Thanks gta5 for nice feedback and a great idea, already have a APC ups with me, will purchase two or three other brands available in India and try to put together something soon.


----------



## Nerevarine (Feb 18, 2017)

Thanks for the article, it was really necessary..

Had asked Digit mag to do such a review for a long time, you did a better job than they did.

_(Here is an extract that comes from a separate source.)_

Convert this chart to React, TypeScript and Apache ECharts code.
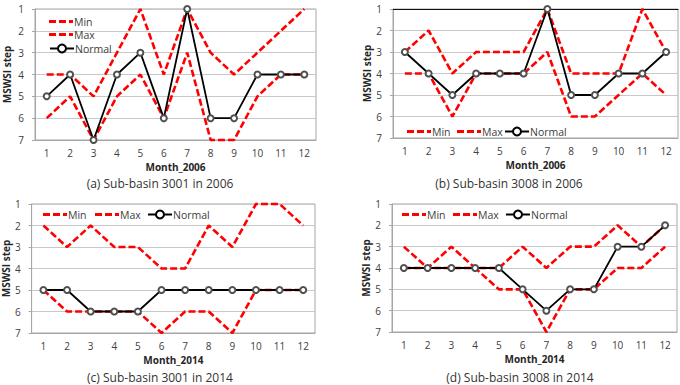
import React, { useEffect, useRef } from "react";
import * as echarts from "echarts";

// Month categories shared by every panel
const months = ["1", "2", "3", "4", "5", "6", "7", "8", "9", "10", "11", "12"];
const stepTicks = [1, 2, 3, 4, 5, 6, 7];

// (a) Sub-basin 3001, 2006
const a_min = [4, 4, 5, 3, 1, 4, 1, 3, 4, 3, 2, 1];
const a_max = [6, 5, 7, 5, 4, 6, 3, 7, 7, 5, 4, 4];
const a_normal = [5, 4, 7, 4, 3, 6, 1, 6, 6, 4, 4, 4];

// (b) Sub-basin 3008, 2006
const b_min = [3, 2, 4, 3, 3, 3, 1, 4, 4, 4, 1, 3];
const b_max = [4, 4, 6, 4, 4, 4, 3, 6, 6, 5, 4, 5];
const b_normal = [3, 4, 5, 4, 4, 4, 1, 5, 5, 4, 4, 3];

// (c) Sub-basin 3001, 2014
const c_min = [2, 3, 2, 3, 3, 4, 4, 2, 3, 1, 1, 2];
const c_max = [5, 6, 6, 6, 6, 7, 6, 6, 7, 5, 5, 5];
const c_normal = [5, 5, 6, 6, 6, 5, 5, 5, 5, 5, 5, 5];

// (d) Sub-basin 3008, 2014
const d_min = [3, 4, 3, 4, 4, 3, 4, 3, 3, 2, 3, 2];
const d_max = [4, 4, 4, 4, 5, 5, 7, 5, 5, 4, 4, 3];
const d_normal = [4, 4, 4, 4, 4, 5, 6, 5, 5, 3, 3, 2];

const captions = [
  "(a) Sub-basin 3001 in 2006",
  "(b) Sub-basin 3008 in 2006",
  "(c) Sub-basin 3001 in 2014",
  "(d) Sub-basin 3008 in 2014",
];
const xNames = ["Month_2006", "Month_2006", "Month_2014", "Month_2014"];

const FONT = "'Open Sans', 'Noto Sans', sans-serif";
const RED = "#ff0000";
// dashed legend swatch for the envelope series (24 x 3 box)
const DASH_ICON = "path://M0,0h7v3h-7z M10,0h7v3h-7z M20,0h4v3h-4z";

export default function App() {
  const ref = useRef<HTMLDivElement>(null);

  useEffect(() => {
    document.body.style.margin = "0";
    if (!ref.current) return;
    const chart = echarts.init(ref.current, undefined, { renderer: "svg" });

    const panels = [
      { min: a_min, max: a_max, normal: a_normal },
      { min: b_min, max: b_max, normal: b_normal },
      { min: c_min, max: c_max, normal: c_normal },
      { min: d_min, max: d_max, normal: d_normal },
    ];

    const grids = [
      { left: 35, top: 9, width: 281, height: 131 },
      { left: 393, top: 9, width: 285, height: 129 },
      { left: 30, top: 204, width: 285, height: 129 },
      { left: 392, top: 204, width: 285, height: 128 },
    ];
    const yNameGap = [23, 20, 18, 19];

    const xAxes: any[] = grids.map((_, i) => ({
      type: "category",
      gridIndex: i,
      data: months,
      boundaryGap: true,
      name: xNames[i],
      nameLocation: "middle",
      nameGap: 22,
      nameTextStyle: { fontWeight: "bold", fontSize: 10, color: "#262626", fontFamily: FONT },
      axisLine: { lineStyle: { color: "#a6a6a6", width: 1 } },
      axisTick: { show: false },
      axisLabel: { fontSize: 10, color: "#404040", margin: 8, fontFamily: FONT },
      splitLine: { show: false },
    }));
    // dark top edge of panel (b)
    xAxes.push({
      type: "category",
      gridIndex: 1,
      position: "top",
      data: months,
      axisLine: { lineStyle: { color: "#111", width: 1 } },
      axisTick: { show: false },
      axisLabel: { show: false },
      splitLine: { show: false },
    });

    const yAxes = grids.map((_, i) => ({
      type: "value",
      gridIndex: i,
      inverse: true,
      min: stepTicks[0],
      max: stepTicks[stepTicks.length - 1],
      interval: 1,
      name: "MSWSI step",
      nameLocation: "middle",
      nameGap: yNameGap[i],
      nameTextStyle: { fontWeight: "bold", fontSize: 10, color: "#262626", fontFamily: FONT },
      axisLine: { show: true, lineStyle: { color: "#a6a6a6", width: 1 } },
      axisTick: { show: true, length: 3, lineStyle: { color: "#a6a6a6" } },
      axisLabel: { fontSize: 10, color: "#404040", margin: 11, fontFamily: FONT },
      splitLine: { show: true, lineStyle: { color: "#c8c8c8", width: 1 } },
    }));

    const series: any[] = [];
    panels.forEach((p, i) => {
      const dashed = {
        type: "line",
        xAxisIndex: i,
        yAxisIndex: i,
        symbol: "none",
        clip: false,
        lineStyle: { color: RED, width: 2.6, type: [7, 3] },
        itemStyle: { color: RED },
      };
      series.push({ ...dashed, name: "Min", data: p.min, z: 2 });
      series.push({ ...dashed, name: "Max", data: p.max, z: 2 });
      series.push({
        type: "line",
        name: "Normal",
        xAxisIndex: i,
        yAxisIndex: i,
        data: p.normal,
        clip: false,
        symbol: "emptyCircle",
        symbolSize: 6,
        lineStyle: { color: "#000", width: 1.8 },
        itemStyle: { color: "#505050", borderColor: "#505050", borderWidth: 1 },
        z: 3,
      });
    });

    // legend item positions: [name, left, centerY]
    const legendItems: [string, number, number][] = [
      ["Min", 49, 21], ["Max", 49, 34], ["Normal", 49, 48],
      ["Min", 407, 131], ["Max", 457, 131], ["Normal", 504, 131],
      ["Min", 43, 214], ["Max", 95, 214], ["Normal", 147, 214],
      ["Min", 402, 214], ["Max", 453, 214], ["Normal", 505, 214],
    ];
    const legends = legendItems.map(([name, left, cy]) => {
      const dash = name !== "Normal";
      return {
        data: [name],
        left,
        top: cy - 5,
        padding: 0,
        itemWidth: 24,
        itemHeight: dash ? 3 : 10,
        icon: dash ? DASH_ICON : undefined,
        itemStyle: dash ? { color: RED } : undefined,
        selectedMode: false,
        textStyle: {
          fontSize: 10.5,
          color: "#404040",
          fontFamily: FONT,
          lineHeight: 10,
          padding: [0, 0, 0, -4],
        },
      };
    });

    const captionPos: [number, number][] = [
      [160, 183], [509, 183], [160, 377], [520, 377],
    ];
    const graphic = captions.map((t, i) => ({
      type: "text",
      x: captionPos[i][0],
      y: captionPos[i][1],
      style: {
        text: t,
        fontSize: 12,
        fontFamily: FONT,
        fill: "#333",
        textAlign: "center",
        textVerticalAlign: "middle",
      },
    }));

    chart.setOption({
      animation: false,
      backgroundColor: "#fff",
      textStyle: { fontFamily: FONT },
      grid: grids.map((g) => ({ ...g, show: true, borderColor: "#a6a6a6", borderWidth: 1, containLabel: false })),
      xAxis: xAxes,
      yAxis: yAxes,
      legend: legends,
      series,
      graphic,
    });

    return () => chart.dispose();
  }, []);

  return <div ref={ref} style={{ width: 680, height: 385 }} />;
}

Much appreciate


----------



## gta5 (Feb 19, 2017)

rakesh_sharma23 said:


> Thanks gta5 for nice feedback and a great idea, already have a APC ups with me, will purchase two or three other brands available in India and try to put together something soon.

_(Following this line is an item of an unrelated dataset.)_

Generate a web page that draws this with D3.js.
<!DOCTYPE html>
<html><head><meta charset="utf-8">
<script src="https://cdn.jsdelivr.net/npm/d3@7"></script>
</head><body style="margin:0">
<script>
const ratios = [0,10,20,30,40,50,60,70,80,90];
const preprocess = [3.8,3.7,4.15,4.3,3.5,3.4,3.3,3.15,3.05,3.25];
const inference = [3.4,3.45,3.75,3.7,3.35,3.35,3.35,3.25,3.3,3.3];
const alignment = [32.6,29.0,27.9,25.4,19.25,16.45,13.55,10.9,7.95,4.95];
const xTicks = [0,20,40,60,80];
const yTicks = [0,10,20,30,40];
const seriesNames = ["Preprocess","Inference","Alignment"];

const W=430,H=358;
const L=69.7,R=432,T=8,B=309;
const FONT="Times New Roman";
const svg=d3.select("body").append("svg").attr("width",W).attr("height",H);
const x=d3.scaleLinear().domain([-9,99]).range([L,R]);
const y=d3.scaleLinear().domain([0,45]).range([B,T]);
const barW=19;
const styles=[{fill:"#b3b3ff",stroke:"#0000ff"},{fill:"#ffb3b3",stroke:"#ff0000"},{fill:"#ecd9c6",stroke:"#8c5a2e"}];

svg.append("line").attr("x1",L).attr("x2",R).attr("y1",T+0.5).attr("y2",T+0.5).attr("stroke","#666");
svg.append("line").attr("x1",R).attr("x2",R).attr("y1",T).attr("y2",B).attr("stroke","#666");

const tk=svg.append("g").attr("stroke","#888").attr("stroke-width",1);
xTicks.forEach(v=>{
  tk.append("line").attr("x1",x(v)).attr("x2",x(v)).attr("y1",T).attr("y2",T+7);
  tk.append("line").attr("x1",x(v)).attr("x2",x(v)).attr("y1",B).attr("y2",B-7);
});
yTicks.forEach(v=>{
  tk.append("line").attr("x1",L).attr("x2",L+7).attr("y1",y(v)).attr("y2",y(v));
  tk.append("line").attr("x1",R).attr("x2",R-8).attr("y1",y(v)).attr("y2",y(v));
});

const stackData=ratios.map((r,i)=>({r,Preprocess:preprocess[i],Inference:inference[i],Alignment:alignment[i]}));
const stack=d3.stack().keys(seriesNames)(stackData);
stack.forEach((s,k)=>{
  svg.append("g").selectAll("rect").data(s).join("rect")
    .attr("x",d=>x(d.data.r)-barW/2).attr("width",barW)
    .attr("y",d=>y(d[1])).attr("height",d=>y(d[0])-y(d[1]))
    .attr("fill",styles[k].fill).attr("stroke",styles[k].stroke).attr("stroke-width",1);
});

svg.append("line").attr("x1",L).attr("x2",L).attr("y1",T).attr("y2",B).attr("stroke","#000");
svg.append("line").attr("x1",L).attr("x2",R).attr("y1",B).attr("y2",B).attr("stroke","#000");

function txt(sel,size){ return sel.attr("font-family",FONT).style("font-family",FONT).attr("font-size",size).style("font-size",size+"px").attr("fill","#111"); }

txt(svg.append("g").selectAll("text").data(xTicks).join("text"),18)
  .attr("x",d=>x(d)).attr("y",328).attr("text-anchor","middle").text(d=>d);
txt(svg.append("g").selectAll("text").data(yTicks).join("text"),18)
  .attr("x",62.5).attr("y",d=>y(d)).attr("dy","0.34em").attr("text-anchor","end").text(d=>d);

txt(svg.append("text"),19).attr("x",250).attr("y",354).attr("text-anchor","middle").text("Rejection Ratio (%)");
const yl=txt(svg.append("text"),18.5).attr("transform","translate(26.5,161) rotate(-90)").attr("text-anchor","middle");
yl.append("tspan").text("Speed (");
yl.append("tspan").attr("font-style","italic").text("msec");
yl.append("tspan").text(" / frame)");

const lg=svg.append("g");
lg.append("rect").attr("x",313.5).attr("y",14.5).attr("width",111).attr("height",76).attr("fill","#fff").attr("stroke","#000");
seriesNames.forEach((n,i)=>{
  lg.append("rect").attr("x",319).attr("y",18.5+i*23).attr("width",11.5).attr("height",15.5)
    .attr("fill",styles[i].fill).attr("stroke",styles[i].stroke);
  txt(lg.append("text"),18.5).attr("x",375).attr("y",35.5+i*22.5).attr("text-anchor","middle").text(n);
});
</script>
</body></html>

Thank you very much sir for doing these reviews

I think even 1 ups such as APC would would be fine, no need to spend money  on purchasing other brands..
Just need to know which one of them are incompatible with Square/stepped sinewave UPS 

If possible , in future could you do another review of Most selling Budget PSU's - in 400-500W range

That would be very helpful to everyone as these PSU don't get much coverage because they are low end and many versions are only india/developing countries Specific , and these sell the maximum

Thank you once again for these amazing reviews


----------



## kARTechnology (Feb 19, 2017)

would be very happy to see cheapo zebronics, techcom, intex,whatever cheapo PSU fares in tests


----------



## Nerevarine (Feb 19, 2017)

kARTechnology said:


> would be very happy to see cheapo zebronics, techcom, intex,whatever cheapo PSU fares in tests



Yet digit mag had been suggesting those in PC builds for a long time


----------



## Skyh3ck (Mar 11, 2017)

Bhai English me YouTube channel dalo, bahot hit hoga

Sent from my Lenovo A6000 using Tapatalk


----------



## Skyh3ck (Mar 11, 2017)

Millions me like milenge, 

Sent from my Lenovo A6000 using Tapatalk


----------



## billubakra (Jul 7, 2017)

@rakesh_sharma23
Thanks Sir. Any reviews of the PSU of 550W range? Waiting for your UPS review.


----------



## rakesh_sharma23 (Jul 8, 2017)

billubakra said:


> @rakesh_sharma23
> Thanks Sir. Any reviews of the PSU of 550W range? Waiting for your UPS review.



Thanks and happy to see that so many of you liked my review.  

Just like to share a thing. 

All these type of low to mid segment products review are done with self purchased products. 
As all brands just provide sample of their top end products only as they them self know that how bad are low end products designed and made. 
No brand support these type of reviews and if one dares to do so even with his own money, the particular brand will stop providing any samples in future,  the reviewer is so called Blacklisted..... 

And about more such reviews,,,,   purchasing products every time is not feasible for me as i dont do reviews for money its more like a hobby for me and love for hardware and technology, but I will try to do more such article. 

Thanks.


----------